— Required task —
Tally the lines in the data that follows that include the word "document", and report nothing but the total.
==== Given material
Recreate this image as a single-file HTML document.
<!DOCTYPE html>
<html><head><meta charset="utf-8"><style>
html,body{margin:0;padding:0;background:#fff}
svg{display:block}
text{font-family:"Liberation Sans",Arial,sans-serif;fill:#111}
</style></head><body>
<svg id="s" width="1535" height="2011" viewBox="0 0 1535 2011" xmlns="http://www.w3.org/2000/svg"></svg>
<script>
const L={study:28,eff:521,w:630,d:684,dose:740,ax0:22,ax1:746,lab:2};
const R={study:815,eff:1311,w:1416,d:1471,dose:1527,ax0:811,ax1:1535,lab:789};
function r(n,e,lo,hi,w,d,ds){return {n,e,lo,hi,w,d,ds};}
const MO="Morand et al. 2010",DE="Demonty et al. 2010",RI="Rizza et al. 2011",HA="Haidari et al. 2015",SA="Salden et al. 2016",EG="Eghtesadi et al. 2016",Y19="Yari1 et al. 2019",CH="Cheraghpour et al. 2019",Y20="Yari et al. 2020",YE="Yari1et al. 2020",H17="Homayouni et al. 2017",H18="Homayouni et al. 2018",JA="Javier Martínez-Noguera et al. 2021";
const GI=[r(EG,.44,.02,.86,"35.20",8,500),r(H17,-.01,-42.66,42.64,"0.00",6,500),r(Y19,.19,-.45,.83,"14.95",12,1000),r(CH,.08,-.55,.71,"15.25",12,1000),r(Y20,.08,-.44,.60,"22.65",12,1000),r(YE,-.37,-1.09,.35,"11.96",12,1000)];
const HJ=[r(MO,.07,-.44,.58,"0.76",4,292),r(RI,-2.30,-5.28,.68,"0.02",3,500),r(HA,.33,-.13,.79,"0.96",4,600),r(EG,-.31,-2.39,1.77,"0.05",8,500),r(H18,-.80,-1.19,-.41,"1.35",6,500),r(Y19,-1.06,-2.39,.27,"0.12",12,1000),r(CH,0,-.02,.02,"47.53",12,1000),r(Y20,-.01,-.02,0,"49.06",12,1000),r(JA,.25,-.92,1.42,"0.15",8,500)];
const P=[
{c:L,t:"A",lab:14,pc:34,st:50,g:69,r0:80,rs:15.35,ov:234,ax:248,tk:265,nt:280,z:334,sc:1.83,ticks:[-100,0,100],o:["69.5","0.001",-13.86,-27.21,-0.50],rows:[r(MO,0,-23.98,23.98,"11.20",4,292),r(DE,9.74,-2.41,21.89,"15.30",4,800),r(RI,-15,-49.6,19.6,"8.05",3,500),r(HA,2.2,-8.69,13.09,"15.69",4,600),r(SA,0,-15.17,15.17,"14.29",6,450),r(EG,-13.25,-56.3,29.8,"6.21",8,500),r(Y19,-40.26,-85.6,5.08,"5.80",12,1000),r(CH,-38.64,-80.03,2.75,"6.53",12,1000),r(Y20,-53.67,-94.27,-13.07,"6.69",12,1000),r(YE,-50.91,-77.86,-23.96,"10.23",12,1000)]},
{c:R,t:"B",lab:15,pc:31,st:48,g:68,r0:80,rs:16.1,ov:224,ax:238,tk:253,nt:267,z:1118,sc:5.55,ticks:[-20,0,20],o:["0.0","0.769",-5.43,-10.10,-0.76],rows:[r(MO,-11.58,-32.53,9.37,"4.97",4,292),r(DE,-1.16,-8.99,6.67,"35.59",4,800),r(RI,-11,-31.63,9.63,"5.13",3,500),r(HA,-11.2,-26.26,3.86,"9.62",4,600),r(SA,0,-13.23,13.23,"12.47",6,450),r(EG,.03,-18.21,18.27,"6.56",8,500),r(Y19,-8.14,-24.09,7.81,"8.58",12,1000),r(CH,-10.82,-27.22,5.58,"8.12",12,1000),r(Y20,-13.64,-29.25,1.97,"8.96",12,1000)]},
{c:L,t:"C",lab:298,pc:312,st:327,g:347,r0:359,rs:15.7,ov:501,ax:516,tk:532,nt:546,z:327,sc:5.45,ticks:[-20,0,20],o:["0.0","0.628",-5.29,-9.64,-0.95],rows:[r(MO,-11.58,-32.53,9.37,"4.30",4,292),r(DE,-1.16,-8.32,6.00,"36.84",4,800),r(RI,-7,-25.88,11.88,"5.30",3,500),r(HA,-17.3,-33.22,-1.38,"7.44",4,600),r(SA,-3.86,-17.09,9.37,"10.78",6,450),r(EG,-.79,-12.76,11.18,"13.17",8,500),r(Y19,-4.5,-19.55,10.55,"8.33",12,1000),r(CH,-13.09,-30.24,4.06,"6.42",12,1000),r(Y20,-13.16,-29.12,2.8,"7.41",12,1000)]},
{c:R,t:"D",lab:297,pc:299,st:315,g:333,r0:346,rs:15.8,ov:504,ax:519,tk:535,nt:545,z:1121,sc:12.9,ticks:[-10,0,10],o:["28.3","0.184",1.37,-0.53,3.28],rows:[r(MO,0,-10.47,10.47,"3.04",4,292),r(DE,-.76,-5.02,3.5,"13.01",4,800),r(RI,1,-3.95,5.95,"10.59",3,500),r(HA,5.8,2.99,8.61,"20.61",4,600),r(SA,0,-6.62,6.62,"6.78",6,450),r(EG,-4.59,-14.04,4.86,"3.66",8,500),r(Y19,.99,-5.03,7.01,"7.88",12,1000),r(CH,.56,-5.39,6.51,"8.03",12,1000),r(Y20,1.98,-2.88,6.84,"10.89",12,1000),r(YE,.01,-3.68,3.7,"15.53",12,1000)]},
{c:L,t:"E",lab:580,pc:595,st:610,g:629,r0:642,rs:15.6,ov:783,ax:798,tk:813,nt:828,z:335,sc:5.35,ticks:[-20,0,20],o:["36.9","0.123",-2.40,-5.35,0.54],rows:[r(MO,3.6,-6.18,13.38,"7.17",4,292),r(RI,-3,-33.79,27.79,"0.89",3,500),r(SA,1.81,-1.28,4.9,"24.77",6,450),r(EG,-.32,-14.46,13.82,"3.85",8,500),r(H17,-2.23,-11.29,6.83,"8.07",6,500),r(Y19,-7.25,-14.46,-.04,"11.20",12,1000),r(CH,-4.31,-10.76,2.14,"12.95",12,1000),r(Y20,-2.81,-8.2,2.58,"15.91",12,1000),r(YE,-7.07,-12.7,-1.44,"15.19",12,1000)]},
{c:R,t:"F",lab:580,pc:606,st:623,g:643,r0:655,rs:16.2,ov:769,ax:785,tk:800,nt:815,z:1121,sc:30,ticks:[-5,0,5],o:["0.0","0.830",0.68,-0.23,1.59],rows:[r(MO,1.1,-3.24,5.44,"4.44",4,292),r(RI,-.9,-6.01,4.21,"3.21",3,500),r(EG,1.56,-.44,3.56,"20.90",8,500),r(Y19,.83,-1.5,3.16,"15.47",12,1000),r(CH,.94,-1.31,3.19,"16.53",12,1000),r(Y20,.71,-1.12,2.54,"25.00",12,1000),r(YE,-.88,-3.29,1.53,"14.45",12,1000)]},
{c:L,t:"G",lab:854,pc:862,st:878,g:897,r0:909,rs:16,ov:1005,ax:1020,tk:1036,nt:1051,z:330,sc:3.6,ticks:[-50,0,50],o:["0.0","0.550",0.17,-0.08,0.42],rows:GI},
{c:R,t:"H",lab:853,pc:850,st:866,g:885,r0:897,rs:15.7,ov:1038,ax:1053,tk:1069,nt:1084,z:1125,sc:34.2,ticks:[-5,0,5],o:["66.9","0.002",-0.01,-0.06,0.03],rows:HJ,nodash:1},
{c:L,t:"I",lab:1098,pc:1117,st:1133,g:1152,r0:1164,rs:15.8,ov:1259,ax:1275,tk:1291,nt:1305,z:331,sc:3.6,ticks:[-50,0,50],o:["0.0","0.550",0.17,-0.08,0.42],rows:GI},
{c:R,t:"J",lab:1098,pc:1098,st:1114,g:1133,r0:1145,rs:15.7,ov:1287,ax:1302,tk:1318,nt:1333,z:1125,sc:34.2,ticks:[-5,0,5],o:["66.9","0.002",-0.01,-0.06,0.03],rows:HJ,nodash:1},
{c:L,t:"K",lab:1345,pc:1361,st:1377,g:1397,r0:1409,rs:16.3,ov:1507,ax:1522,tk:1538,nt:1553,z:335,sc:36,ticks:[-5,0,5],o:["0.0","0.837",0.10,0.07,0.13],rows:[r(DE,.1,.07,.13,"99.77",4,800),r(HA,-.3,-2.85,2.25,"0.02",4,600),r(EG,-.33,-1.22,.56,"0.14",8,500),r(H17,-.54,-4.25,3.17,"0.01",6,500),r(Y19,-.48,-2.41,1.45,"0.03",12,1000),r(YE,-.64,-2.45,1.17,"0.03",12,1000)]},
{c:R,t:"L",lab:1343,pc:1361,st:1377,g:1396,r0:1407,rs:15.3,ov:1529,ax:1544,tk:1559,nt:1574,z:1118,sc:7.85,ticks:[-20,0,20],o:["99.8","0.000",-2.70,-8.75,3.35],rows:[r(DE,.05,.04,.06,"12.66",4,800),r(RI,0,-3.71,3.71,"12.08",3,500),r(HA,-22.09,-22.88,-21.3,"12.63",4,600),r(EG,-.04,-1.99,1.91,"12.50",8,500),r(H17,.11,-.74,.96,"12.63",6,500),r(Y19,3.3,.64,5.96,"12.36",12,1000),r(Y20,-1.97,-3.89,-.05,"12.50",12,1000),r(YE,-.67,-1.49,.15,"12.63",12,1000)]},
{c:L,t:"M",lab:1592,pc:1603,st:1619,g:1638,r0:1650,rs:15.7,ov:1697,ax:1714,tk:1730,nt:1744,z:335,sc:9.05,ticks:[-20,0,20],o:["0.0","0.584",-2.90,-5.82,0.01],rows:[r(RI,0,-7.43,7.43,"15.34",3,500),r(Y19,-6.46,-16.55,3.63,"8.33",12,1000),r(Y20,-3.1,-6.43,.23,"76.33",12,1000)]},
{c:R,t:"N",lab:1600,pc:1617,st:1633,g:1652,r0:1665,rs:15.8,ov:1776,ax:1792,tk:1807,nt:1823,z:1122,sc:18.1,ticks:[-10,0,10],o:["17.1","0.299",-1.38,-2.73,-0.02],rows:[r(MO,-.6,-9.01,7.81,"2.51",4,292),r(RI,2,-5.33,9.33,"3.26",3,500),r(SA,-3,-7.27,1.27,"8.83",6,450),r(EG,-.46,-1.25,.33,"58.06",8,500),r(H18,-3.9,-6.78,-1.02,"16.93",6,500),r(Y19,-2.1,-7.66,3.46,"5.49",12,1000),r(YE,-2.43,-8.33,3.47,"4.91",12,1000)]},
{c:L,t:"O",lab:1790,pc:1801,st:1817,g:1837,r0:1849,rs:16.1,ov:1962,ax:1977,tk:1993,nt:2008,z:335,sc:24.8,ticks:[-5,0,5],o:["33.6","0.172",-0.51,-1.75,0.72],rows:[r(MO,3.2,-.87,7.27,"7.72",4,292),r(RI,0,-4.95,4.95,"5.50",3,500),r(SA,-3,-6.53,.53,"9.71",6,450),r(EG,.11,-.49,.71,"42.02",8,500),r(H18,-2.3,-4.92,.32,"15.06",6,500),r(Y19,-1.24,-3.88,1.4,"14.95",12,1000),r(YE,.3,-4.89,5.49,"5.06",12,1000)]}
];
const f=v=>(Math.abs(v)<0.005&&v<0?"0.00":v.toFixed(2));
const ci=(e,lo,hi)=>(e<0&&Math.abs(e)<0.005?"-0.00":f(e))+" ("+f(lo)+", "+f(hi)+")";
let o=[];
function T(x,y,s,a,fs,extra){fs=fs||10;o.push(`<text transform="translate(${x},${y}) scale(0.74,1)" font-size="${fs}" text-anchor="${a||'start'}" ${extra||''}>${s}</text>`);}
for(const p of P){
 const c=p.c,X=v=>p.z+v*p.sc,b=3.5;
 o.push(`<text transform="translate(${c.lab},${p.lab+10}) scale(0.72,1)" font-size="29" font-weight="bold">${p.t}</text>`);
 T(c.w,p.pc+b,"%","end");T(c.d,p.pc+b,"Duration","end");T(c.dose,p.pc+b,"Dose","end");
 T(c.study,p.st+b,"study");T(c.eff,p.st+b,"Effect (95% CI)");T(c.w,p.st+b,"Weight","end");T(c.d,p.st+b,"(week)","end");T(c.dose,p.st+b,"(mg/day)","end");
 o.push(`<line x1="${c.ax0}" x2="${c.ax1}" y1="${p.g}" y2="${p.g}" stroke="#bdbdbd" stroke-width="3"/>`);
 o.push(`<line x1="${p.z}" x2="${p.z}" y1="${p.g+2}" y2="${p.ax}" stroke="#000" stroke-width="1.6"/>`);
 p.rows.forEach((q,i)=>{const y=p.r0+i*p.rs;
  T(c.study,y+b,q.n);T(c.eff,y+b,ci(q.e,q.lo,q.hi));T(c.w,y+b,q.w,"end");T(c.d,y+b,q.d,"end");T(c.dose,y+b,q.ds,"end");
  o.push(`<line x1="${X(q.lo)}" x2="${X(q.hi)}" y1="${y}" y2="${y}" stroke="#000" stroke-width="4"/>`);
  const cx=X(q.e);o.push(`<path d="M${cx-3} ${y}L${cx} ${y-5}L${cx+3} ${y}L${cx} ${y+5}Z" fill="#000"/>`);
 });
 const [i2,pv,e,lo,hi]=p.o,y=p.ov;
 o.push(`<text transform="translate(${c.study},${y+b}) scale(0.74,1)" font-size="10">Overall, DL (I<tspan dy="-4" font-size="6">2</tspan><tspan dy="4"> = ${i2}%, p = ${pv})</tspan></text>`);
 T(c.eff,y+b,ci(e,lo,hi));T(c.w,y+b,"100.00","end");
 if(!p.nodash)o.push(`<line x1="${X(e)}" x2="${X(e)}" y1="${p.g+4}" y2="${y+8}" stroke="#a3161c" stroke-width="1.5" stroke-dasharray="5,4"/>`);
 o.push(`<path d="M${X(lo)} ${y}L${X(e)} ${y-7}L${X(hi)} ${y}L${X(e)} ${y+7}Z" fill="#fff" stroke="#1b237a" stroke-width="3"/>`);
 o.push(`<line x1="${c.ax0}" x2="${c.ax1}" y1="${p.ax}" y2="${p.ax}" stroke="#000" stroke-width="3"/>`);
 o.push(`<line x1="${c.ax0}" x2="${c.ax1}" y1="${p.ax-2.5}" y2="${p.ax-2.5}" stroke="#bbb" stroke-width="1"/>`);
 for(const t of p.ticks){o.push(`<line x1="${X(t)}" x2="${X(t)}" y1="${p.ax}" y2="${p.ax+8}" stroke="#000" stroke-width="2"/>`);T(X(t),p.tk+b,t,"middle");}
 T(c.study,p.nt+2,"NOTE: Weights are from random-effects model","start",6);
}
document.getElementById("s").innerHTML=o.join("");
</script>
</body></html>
========
— Expected answer —
2